As
my stock market stint is in its third year (commenced Dec 05) marred by ups
and downs on the way, just like anything in life, let me update you on
the latest developments.
An attack by the SEBI
(Securities and Exchange Board of India - the regulator of the Indian stocks
markets) with the blessings of MoF (Ministry of Finance) and RBI (Reserve
Bank of India), sent shockwaves on a fine Wednesday. On October 17, 2007,
SEBI moved to arrest the abundant and incessant inflow of foreign capital to
Indian financial markets and to make sure that they know which foreign
entity is pouring in money to Indian bourses.
Huge capital flow was
devastating to the Indian export market and employees in the export related
businesses were loosing jobs and small businesses in certain export
connected sectors were closing down affected by the falling profits due to
the the rising rupee.
On that day, SEBI released an
announcement stating that they plan to control P-Notes. P-Notes (Participatory Notes) are
instruments issued by registered foreign institutional investors to overseas
investors, who wish to invest in the Indian stock markets without
registering themselves with the market regulator, the Securities and
Exchange Board of India. SEBI and FM stated that they do not
want anonymous investments in Indian markets and they want everyone
registered as FIIs over an 18 months period.

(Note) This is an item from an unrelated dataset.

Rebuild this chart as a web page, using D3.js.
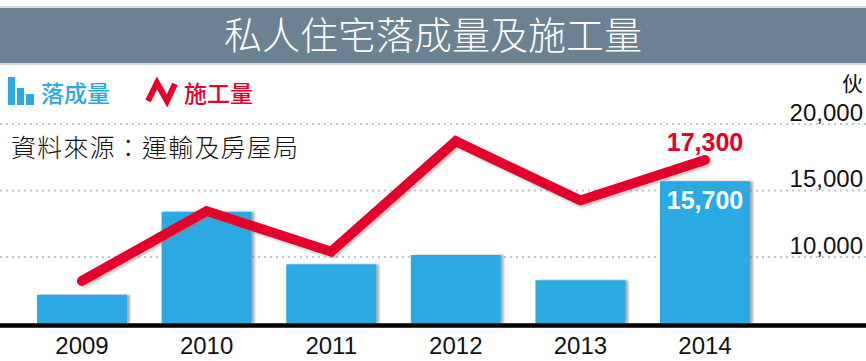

For a period of approximately
three weeks prior to this meltdown, I have witnessed one of the greatest
uptrend and my portfolio was fattening well. This has happened since the US
Fed (Federal Reserve) reduced interest rates to the tune of 50 bps in the
US due to problems in the US market and economy, caused by problems in the
subprime lending market.
However, SEBI may not have
realised that their jolt through restricting P-Notes was great enough
to cause a sudden loss of over 1,700 points which stabilised as that day
progressed. Government and market regulator SEBI immediately moved in tandem
to assuage investors' fears saying there was no ban on Participatory Notes,
a derivative instrument for foreign investment. Later, on the same day,
market recovered.
Prior to this debacle on
Wednesday, market seemed to be on a rally that would never stop. Due to the
subprime problems and credit crunch in the US and European markets, emerging
markets were seeing a great rally in spite of the fact that US markets were
doing very badly. In the past, it seemed like the Indian market was almost
always synchronized with the US and world markets. However for the past
three weeks prior to the Oct 17th, the rally was very frenzied and Indian
market seemed to have decoupled in its movement from the US markets.

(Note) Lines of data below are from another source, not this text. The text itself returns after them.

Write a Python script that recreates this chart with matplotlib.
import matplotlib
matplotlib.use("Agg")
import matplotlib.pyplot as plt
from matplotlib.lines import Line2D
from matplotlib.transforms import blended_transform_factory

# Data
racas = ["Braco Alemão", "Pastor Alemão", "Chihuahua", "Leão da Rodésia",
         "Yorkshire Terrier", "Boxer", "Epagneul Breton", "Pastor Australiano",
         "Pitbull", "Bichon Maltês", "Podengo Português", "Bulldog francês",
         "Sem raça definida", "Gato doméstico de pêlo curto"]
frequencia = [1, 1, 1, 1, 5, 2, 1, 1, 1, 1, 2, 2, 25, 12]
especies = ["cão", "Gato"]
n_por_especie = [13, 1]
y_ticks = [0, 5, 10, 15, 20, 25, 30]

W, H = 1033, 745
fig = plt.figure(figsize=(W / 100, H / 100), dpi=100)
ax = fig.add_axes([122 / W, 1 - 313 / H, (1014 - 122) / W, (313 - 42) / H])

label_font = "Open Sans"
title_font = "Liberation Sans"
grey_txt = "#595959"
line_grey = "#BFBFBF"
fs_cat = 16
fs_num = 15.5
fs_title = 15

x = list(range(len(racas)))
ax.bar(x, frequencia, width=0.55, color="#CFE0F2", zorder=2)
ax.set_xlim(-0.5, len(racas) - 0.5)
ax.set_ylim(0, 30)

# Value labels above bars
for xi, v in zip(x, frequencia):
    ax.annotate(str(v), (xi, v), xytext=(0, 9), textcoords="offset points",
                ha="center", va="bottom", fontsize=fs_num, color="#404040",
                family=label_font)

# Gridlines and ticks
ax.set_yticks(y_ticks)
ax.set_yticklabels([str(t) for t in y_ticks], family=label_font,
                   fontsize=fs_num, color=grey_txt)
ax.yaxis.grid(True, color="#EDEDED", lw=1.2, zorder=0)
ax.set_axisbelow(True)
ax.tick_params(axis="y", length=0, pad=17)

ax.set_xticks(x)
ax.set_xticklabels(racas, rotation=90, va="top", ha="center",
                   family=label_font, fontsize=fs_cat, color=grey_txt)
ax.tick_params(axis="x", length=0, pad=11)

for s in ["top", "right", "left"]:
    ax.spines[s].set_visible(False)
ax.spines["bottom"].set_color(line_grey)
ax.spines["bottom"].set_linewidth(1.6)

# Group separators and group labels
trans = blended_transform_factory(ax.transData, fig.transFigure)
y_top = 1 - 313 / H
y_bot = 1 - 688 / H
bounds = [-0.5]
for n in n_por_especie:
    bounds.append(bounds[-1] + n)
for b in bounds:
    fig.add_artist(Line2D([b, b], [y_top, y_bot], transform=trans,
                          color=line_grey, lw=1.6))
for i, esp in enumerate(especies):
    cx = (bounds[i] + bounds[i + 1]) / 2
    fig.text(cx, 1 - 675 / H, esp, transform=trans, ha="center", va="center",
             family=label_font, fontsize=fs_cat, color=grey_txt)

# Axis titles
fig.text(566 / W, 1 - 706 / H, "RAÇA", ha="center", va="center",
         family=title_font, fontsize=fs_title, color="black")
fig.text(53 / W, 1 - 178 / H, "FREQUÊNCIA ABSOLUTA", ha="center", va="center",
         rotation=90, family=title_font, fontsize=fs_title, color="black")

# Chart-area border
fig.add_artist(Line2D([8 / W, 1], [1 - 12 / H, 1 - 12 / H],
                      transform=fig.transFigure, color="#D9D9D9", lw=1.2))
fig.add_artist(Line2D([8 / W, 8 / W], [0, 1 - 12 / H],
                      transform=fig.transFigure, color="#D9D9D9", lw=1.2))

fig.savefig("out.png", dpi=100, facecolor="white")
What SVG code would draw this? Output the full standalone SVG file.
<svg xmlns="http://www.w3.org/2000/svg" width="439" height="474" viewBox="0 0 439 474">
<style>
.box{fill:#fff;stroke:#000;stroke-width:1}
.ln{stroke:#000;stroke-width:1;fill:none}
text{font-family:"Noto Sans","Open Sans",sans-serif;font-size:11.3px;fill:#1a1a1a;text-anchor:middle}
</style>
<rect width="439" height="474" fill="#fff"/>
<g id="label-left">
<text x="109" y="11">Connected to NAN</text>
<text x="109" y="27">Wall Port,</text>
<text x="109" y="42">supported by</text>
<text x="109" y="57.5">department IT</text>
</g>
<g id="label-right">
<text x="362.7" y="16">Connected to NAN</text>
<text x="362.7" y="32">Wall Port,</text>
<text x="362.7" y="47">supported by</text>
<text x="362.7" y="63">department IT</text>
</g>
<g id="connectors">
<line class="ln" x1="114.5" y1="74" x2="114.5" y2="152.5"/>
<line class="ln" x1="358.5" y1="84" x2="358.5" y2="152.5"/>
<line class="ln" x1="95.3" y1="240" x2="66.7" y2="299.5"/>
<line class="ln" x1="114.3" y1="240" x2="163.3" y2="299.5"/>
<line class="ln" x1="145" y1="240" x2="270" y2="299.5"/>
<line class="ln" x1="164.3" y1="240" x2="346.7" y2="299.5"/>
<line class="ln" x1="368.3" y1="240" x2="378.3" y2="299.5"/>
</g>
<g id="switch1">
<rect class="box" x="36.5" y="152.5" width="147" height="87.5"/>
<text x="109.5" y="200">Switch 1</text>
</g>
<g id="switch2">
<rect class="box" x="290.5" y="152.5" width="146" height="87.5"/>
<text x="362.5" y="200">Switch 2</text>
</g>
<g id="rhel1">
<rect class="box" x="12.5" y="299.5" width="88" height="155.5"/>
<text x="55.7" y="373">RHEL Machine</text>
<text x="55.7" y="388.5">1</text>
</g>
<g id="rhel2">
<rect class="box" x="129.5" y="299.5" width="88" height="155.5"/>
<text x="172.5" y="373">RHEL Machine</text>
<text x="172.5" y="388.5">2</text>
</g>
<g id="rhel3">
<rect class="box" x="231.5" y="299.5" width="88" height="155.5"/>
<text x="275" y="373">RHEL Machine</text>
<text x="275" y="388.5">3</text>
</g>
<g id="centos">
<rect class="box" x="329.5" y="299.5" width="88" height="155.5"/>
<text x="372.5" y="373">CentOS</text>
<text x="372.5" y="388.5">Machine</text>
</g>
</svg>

On Oct 23rd, just days after
the great crash, market is again up 850 points and the rupee started to rise
again. It is unclear where this kind of rally is taking us. On one hand it
is a joy ride for participants but on the other hand, such rise stores
ingredients of heavy and sudden fall into the precipice of big loss. No one
knows exactly how the market will be tomorrow or the day after, though,
expert predictions come and go. However, rupee is again set to rise back
further and reach new heights soon. It is unclear what this P-Notes
regulation came to achieve? but it is said to decrease volatility in the
Indian market in the long term. Let us hope it does.
However, to me it looks, backed
by the great Indian economic growth story approaching double digits growth,
we have much more spectacle in store on the Indian market and that will take
SENSEX to greater heights sooner than later. Hence, my readers, wish you
happy investing! If you are not yet in the stock market, start small, but do
start. Read our Online Share Trading Guide if
that's the method you might like to chose.
Today
as I continue to write this story, on Oct 28th (Sunday -
market is closed), I can see the SENSEX standing proudly at 19,243
points. Who knows? Very likely, next week it might conquer peak 20,000!
Join the rally now; guys, make
your dream come true. Go slowly but go steadily, over the long term stock
markets can realise your dreams for sure. To be long
term, you have to start early. In your 20s preferably, as you age, the
frustration and the need for money would increase but your ability to earn
might decrease. Stock markets are inherently
more risky than other investment methods. However, your young age and
ability to stay longer in the markets, would mitigate the risks for sure.